Bug #78686	MTS slave deadlock if relay log index file is corrupted
Submitted:	2 Oct 2015 18:25	Modified:	27 Nov 2015 12:43
Reporter:	Santosh Praneeth Banda	Email Updates:
Status:	Can't repeat	Impact on me:	None
Category:	MySQL Server: Replication	Severity:	S2 (Serious)
Version:	5.6.24	OS:	Any
Assigned to:		CPU Architecture:	Any

Description:
If relay log index file is corrupted or if there is some error opening new relay log file, MTS slave may get deadlocked if coordinator (i.e; SQL thread) is in the middle of a group (mts_group_status::MTS_IN_GROUP enum in the code).
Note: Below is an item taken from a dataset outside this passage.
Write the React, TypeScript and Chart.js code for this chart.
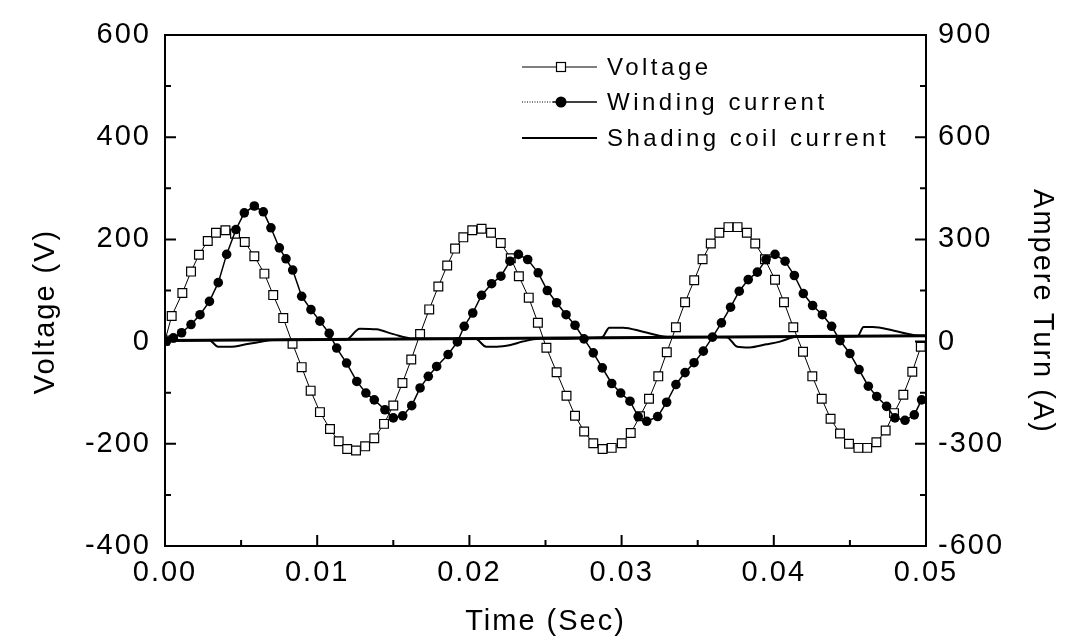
import React, { useEffect, useRef } from 'react';
import { Chart, registerables } from 'chart.js';

Chart.register(...registerables);

// ---- Data ----
const voltageTime = [
  0, 0.00044, 0.00114, 0.00171, 0.00223, 0.00281, 0.00335, 0.00397, 0.0046, 0.00524,
  0.00587, 0.00653, 0.00711, 0.00777, 0.00838, 0.00898, 0.00957, 0.01018, 0.01084, 0.01141,
  0.01197, 0.01255, 0.01315, 0.01375, 0.01439, 0.015, 0.0156, 0.01618, 0.01676, 0.01736,
  0.01796, 0.01854, 0.01906, 0.0196, 0.02019, 0.0208, 0.02142, 0.02206, 0.02272, 0.02325,
  0.0239, 0.0245, 0.02506, 0.02573, 0.02638, 0.02694, 0.02754, 0.02814, 0.02875, 0.02935,
  0.03001, 0.0306, 0.03121, 0.0318, 0.03241, 0.03297, 0.03357, 0.03417, 0.03477, 0.03532,
  0.03586, 0.03642, 0.03702, 0.03762, 0.03823, 0.03878, 0.03942, 0.04008, 0.04067, 0.04128,
  0.04192, 0.04253, 0.04315, 0.04373, 0.04435, 0.04494, 0.04556, 0.04614, 0.04674, 0.04735,
  0.0479, 0.04851, 0.0491, 0.04966,
];
const voltageValues = [
  2, 50, 95, 137, 170, 197, 213, 218, 211, 195,
  167, 133, 91, 46, -4, -50, -96, -138, -171, -195,
  -210, -213, -205, -189, -161, -125, -81, -35, 15, 63,
  108, 149, 182, 204, 218, 221, 213, 193, 163, 128,
  86, 37, -12, -60, -106, -145, -176, -199, -210, -208,
  -199, -179, -146, -112, -68, -21, 28, 77, 120, 161,
  192, 213, 224, 224, 213, 192, 161, 121, 77, 28,
  -20, -68, -112, -151, -180, -200, -208, -208, -197, -174,
  -140, -104, -59, -10,
];

const windingTime = [
  0.0001, 0.00055, 0.00109, 0.00171, 0.0023, 0.00292, 0.0035, 0.00405, 0.00466, 0.00521,
  0.00587, 0.00646, 0.00696, 0.00751, 0.00795, 0.00839, 0.00898, 0.00959, 0.01018, 0.01079,
  0.01128, 0.01193, 0.0126, 0.0132, 0.01375, 0.01445, 0.015, 0.01562, 0.01621, 0.01676,
  0.0173, 0.01785, 0.0186, 0.01921, 0.01966, 0.02022, 0.0208, 0.02146, 0.02207, 0.02267,
  0.02322, 0.02383, 0.02452, 0.02512, 0.02573, 0.02635, 0.02694, 0.02753, 0.02814, 0.02873,
  0.02935, 0.02994, 0.03055, 0.03109, 0.03165, 0.03237, 0.03296, 0.03357, 0.03417, 0.03476,
  0.03537, 0.03597, 0.03656, 0.03716, 0.03773, 0.03832, 0.03892, 0.03949, 0.04008, 0.04074,
  0.04135, 0.04194, 0.04255, 0.04319, 0.0438, 0.04435, 0.045, 0.0456, 0.04621, 0.04676,
  0.04741, 0.04796, 0.04862, 0.04923, 0.04971,
];
const windingValues = [
  1, 11, 26, 50, 79, 118, 173, 256, 329, 378,
  398, 381, 334, 275, 243, 210, 133, 94, 60, 24,
  -19, -63, -117, -151, -171, -200, -224, -218, -188, -136,
  -102, -73, -38, -1, 45, 84, 136, 170, 192, 236,
  256, 241, 202, 150, 114, 79, 48, 8, -33, -77,
  -123, -151, -175, -220, -234, -220, -178, -126, -91, -62,
  -28, 13, 55, 101, 148, 182, 204, 241, 256, 236,
  194, 141, 106, 79, 45, 3, -35, -82, -131, -161,
  -190, -224, -231, -215, -171,
];

const shadingTime = [
  0, 0.0029, 0.0035, 0.0044, 0.0051, 0.0062, 0.0071,
  0.0119, 0.0128, 0.0139, 0.015, 0.0163,
  0.0204, 0.0211, 0.0218, 0.0227, 0.0235, 0.0246,
  0.0287, 0.0292, 0.0301, 0.0314, 0.033,
  0.0369, 0.0376, 0.0384, 0.0395, 0.0404, 0.0415,
  0.0455, 0.0459, 0.0465, 0.0479, 0.0494, 0.05,
];
const shadingValues = [
  3, 4, -15, -15, -10, -1, 5,
  6, 38, 36, 22, 9,
  8, -15, -15, -10, 0, 8,
  12, 41, 41, 29, 14,
  13, -15, -17, -8, 0, 14,
  16, 43, 43, 32, 18, 17,
];

const baselineTime = [0, 0.05];
const baselineValues = [3, 17];

const xTicks = [0, 0.01, 0.02, 0.03, 0.04, 0.05];
const leftTicks = [-400, -200, 0, 200, 400, 600];
const rightTicks = [-600, -300, 0, 300, 600, 900];
const legendLabels = ['Voltage', 'Winding current', 'Shading coil current'];
const xTitle = 'Time (Sec)';
const leftTitle = 'Voltage (V)';
const rightTitle = 'Ampere Turn (A)';

const FONT = '"Liberation Sans", Arial, Helvetica, sans-serif';

const toPoints = (t: number[], v: number[]) => t.map((x, i) => ({ x, y: v[i] }));

const spacingPlugin = {
  id: 'spacing',
  beforeInit(chart: any) {
    try { chart.ctx.letterSpacing = '2px'; } catch (e) { /* ignore */ }
  },
  beforeDraw(chart: any) {
    try { chart.ctx.letterSpacing = '2px'; } catch (e) { /* ignore */ }
  },
};

const frameTicksPlugin = {
  id: 'frameTicks',
  afterDatasetsDraw(chart: any) {
    const { ctx, chartArea: a, scales } = chart;
    ctx.save();
    ctx.strokeStyle = '#000';
    ctx.lineWidth = 2;
    ctx.strokeRect(a.left, a.top, a.right - a.left, a.bottom - a.top);
    const major = 11;
    const minor = 6;
    ctx.beginPath();
    for (let i = 0; i < xTicks.length; i++) {
      const px = scales.x.getPixelForValue(xTicks[i]);
      ctx.moveTo(px, a.bottom);
      ctx.lineTo(px, a.bottom - major);
      if (i < xTicks.length - 1) {
        const pm = scales.x.getPixelForValue((xTicks[i] + xTicks[i + 1]) / 2);
        ctx.moveTo(pm, a.bottom);
        ctx.lineTo(pm, a.bottom - minor);
      }
    }
    for (let i = 0; i < leftTicks.length; i++) {
      const py = scales.y.getPixelForValue(leftTicks[i]);
      ctx.moveTo(a.left, py);
      ctx.lineTo(a.left + major, py);
      if (i < leftTicks.length - 1) {
        const pm = scales.y.getPixelForValue((leftTicks[i] + leftTicks[i + 1]) / 2);
        ctx.moveTo(a.left, pm);
        ctx.lineTo(a.left + minor, pm);
      }
    }
    for (let i = 0; i < rightTicks.length; i++) {
      const py = scales.y1.getPixelForValue(rightTicks[i]);
      ctx.moveTo(a.right, py);
      ctx.lineTo(a.right - major, py);
      if (i < rightTicks.length - 1) {
        const pm = scales.y1.getPixelForValue((rightTicks[i] + rightTicks[i + 1]) / 2);
        ctx.moveTo(a.right, pm);
        ctx.lineTo(a.right - minor, pm);
      }
    }
    ctx.stroke();
    ctx.restore();
  },
};

const titlesPlugin = {
  id: 'yTitles',
  afterDraw(chart: any) {
    const { ctx, chartArea: a } = chart;
    const cy = (a.top + a.bottom) / 2 + 21;
    ctx.save();
    ctx.font = `29px ${FONT}`;
    try { ctx.letterSpacing = '2px'; } catch (e) { /* ignore */ }
    ctx.fillStyle = '#000';
    ctx.textAlign = 'center';
    ctx.textBaseline = 'middle';
    ctx.save();
    ctx.translate(46, cy);
    ctx.rotate(-Math.PI / 2);
    ctx.fillText(leftTitle, 0, 0);
    ctx.restore();
    ctx.save();
    ctx.translate(1042, cy);
    ctx.rotate(Math.PI / 2);
    ctx.fillText(rightTitle, 0, 0);
    ctx.restore();
    ctx.restore();
  },
};

const legendPlugin = {
  id: 'customLegend',
  afterDraw(chart: any) {
    const { ctx } = chart;
    const rows = [67, 102, 138];
    const x0 = 522;
    const x1 = 597;
    const mx = 561;
    ctx.save();
    ctx.strokeStyle = '#000';
    ctx.fillStyle = '#000';
    ctx.lineWidth = 1.2;
    ctx.beginPath();
    ctx.moveTo(x0, rows[0]);
    ctx.lineTo(x1, rows[0]);
    ctx.stroke();
    ctx.fillStyle = '#fff';
    ctx.fillRect(mx - 4.5, rows[0] - 4.5, 9, 9);
    ctx.strokeRect(mx - 4.5, rows[0] - 4.5, 9, 9);
    ctx.fillStyle = '#000';
    ctx.lineWidth = 1;
    ctx.setLineDash([1, 1.5]);
    ctx.beginPath();
    ctx.moveTo(x0, rows[1]);
    ctx.lineTo(mx - 8, rows[1]);
    ctx.stroke();
    ctx.setLineDash([]);
    ctx.lineWidth = 1.4;
    ctx.beginPath();
    ctx.moveTo(mx - 8, rows[1]);
    ctx.lineTo(x1, rows[1]);
    ctx.stroke();
    ctx.beginPath();
    ctx.arc(mx, rows[1], 5.5, 0, Math.PI * 2);
    ctx.fill();
    ctx.lineWidth = 2;
    ctx.beginPath();
    ctx.moveTo(x0, rows[2]);
    ctx.lineTo(x1, rows[2]);
    ctx.stroke();
    ctx.font = `24px ${FONT}`;
    try { ctx.letterSpacing = '3.5px'; } catch (e) { /* ignore */ }
    ctx.textAlign = 'left';
    ctx.textBaseline = 'middle';
    ctx.fillStyle = '#000';
    legendLabels.forEach((label, i) => ctx.fillText(label, 607, rows[i] + 1));
    ctx.restore();
  },
};

export default function App() {
  const canvasRef = useRef<HTMLCanvasElement | null>(null);

  useEffect(() => {
    if (!canvasRef.current) return;
    const tickFont = { family: FONT, size: 29 };
    const chart = new Chart(canvasRef.current, {
      type: 'line',
      data: {
        datasets: [
          {
            label: legendLabels[0],
            data: toPoints(voltageTime, voltageValues),
            yAxisID: 'y',
            borderColor: '#000',
            borderWidth: 1,
            pointStyle: 'rect',
            pointRadius: 6.2,
            pointBorderWidth: 1.2,
            pointBackgroundColor: '#fff',
            pointBorderColor: '#000',
            tension: 0,
            order: 3,
          },
          {
            label: legendLabels[1],
            data: toPoints(windingTime, windingValues),
            yAxisID: 'y1',
            borderColor: '#000',
            borderWidth: 1.5,
            pointStyle: 'circle',
            pointRadius: 4.8,
            pointBorderWidth: 0,
            pointBackgroundColor: '#000',
            pointBorderColor: '#000',
            tension: 0,
            order: 2,
          },
          {
            label: legendLabels[2],
            data: toPoints(shadingTime, shadingValues),
            yAxisID: 'y1',
            borderColor: '#000',
            borderWidth: 2,
            pointRadius: 0,
            cubicInterpolationMode: 'monotone',
            order: 1,
          },
          {
            label: 'baseline',
            data: toPoints(baselineTime, baselineValues),
            yAxisID: 'y1',
            borderColor: '#000',
            borderWidth: 3,
            pointRadius: 0,
            order: 0,
          },
        ],
      },
      options: {
        animation: false,
        responsive: true,
        maintainAspectRatio: false,
        layout: { padding: { top: 35, left: 0, right: 0, bottom: 0 } },
        plugins: {
          legend: { display: false },
          tooltip: { enabled: false },
        },
        scales: {
          x: {
            type: 'linear',
            position: 'bottom',
            min: 0,
            max: 0.05,
            afterBuildTicks: (scale: any) => {
              scale.ticks = xTicks.map((v) => ({ value: v }));
            },
            afterFit: (scale: any) => {
              scale.height = 95;
            },
            grid: { display: false, drawTicks: false },
            border: { display: false },
            ticks: {
              color: '#000',
              font: tickFont,
              padding: 10,
              maxRotation: 0,
              autoSkip: false,
              callback: (v: any) => Number(v).toFixed(2),
            },
            title: {
              display: true,
              text: xTitle,
              color: '#000',
              font: tickFont,
              padding: { top: 0, bottom: 2 },
            },
          },
          y: {
            type: 'linear',
            position: 'left',
            min: -400,
            max: 600,
            afterBuildTicks: (scale: any) => {
              scale.ticks = leftTicks.map((v) => ({ value: v }));
            },
            afterFit: (scale: any) => {
              scale.width = 165;
            },
            grid: { display: false, drawTicks: false },
            border: { display: false },
            ticks: {
              color: '#000',
              font: tickFont,
              padding: 14,
              autoSkip: false,
            },
            title: { display: false },
          },
          y1: {
            type: 'linear',
            position: 'right',
            min: -600,
            max: 900,
            afterBuildTicks: (scale: any) => {
              scale.ticks = rightTicks.map((v) => ({ value: v }));
            },
            afterFit: (scale: any) => {
              scale.width = 145;
            },
            grid: { display: false, drawTicks: false },
            border: { display: false },
            ticks: {
              color: '#000',
              font: tickFont,
              padding: 12,
              autoSkip: false,
            },
            title: { display: false },
          },
        },
      },
      plugins: [spacingPlugin, frameTicksPlugin, titlesPlugin, legendPlugin],
    } as any);
    return () => chart.destroy();
  }, []);

  return (
    <div
      style={{
        position: 'fixed',
        left: 0,
        top: 0,
        width: 1071,
        height: 641,
        background: '#fff',
      }}
    >
      <canvas ref={canvasRef} />
    </div>
  );
}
The coordinator thread errors out and tries to stop worker threads cleanly. So it waits for workers to finish their current scheduled transactions, but the worker which received partial transaction is waiting on coordinator for terminal event. So the deadlock. Subsequently STOP SLAVE is blocked which in turn blocks SHOW SLAVE STATUS

How to repeat:
1. stop slave while IO thread in the middle of a transaction (group)
2. rotate relay log and introduce corruption in relay log index file. Or removing the newly created relay log file should also introduce the bug
3. start slave
4. check for the deadlock

SHOW PROCESSLIST should show "Waiting for Slave Worker to release partition" for SQL thread and "Waiting for an event from Coordinator" for worker threads

Suggested fix:
mts_group_status should be set properly if there is any error in SQL thread while executing relay log events

diff --git a/sql/rpl_slave.cc b/sql/rpl_slave.cc
index d002873..8ad3810 100644
--- a/sql/rpl_slave.cc
+++ b/sql/rpl_slave.cc
@@ -4534,6 +4534,7 @@ static int exec_relay_log_event(THD* thd, Relay_log_info* rli)
       delete ev;
     DBUG_RETURN(exec_res);
   }
+  rli->mts_group_status= Relay_log_info::MTS_KILLED_GROUP;
   mysql_mutex_unlock(&rli->data_lock);
   rli->report(ERROR_LEVEL, ER_SLAVE_RELAY_LOG_READ_FAILURE,
               ER(ER_SLAVE_RELAY_LOG_READ_FAILURE), "\

Thanks for the bug report. I did verify this against 5.6.24, but was unable to do it against 5.6.26. The patch for bug#75525 fix this one as well.